Question

A man standing in front of a vertical cliff fires a gun. he hears the echo after 3.5 seconds. on moving a closer to the cliff by 84m , he hears the echi after 3 seconds. calculate the distance of the cliff from the initial position of the man.​

Answer 1

Answer:

$588 metres.$

Explanation:

$d_{1} = x$                                                            $d_{2} = x - 84$

$t_{1} = 3.5 s$                                                        $t_{2} = 3s$

                              $V_{1} =V_{2}$

$\frac{2d_{1}}{t_{1} } = \frac{2d_{2}}{t_{2} }$

$\frac{2x}{3.5} = \frac{2(x-84)}{3}$

$6x = 3.5*2(x-84)$

$6x=7(x-84)$

$6x=7x- 588$

$7x-6x=588$

$x= 588 m$

This was the question of today's physics paper. Even I am from 10th I.C.S.E. Hope it was nice for you.
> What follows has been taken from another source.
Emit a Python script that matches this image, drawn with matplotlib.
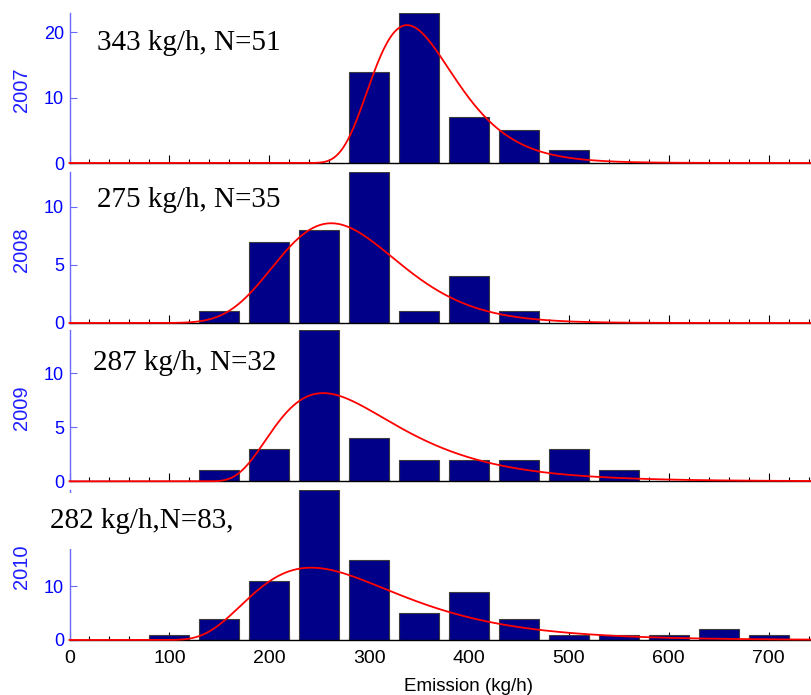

All the best for the next Chemistry exam:) and also if this answer was helpful, please mark it as the brainliest:)

Answer 2

Answer:

588 m

Explanation:

Let the distance of the cliff from initial position be d m and speed of sound be V m/s

For first echo, t = 2d/V = 3.5 s -(1)

let distance of cliff from initial position be (d - 84)

Therefore, for second echo, t= 2(d-84)/V = 3s -(2)

Dividing (1) and (2)

d/(d-84) = 3.5/3

cross mutiply, we get 3d = 3.5d - 294

294 = 0.5d

d= 588m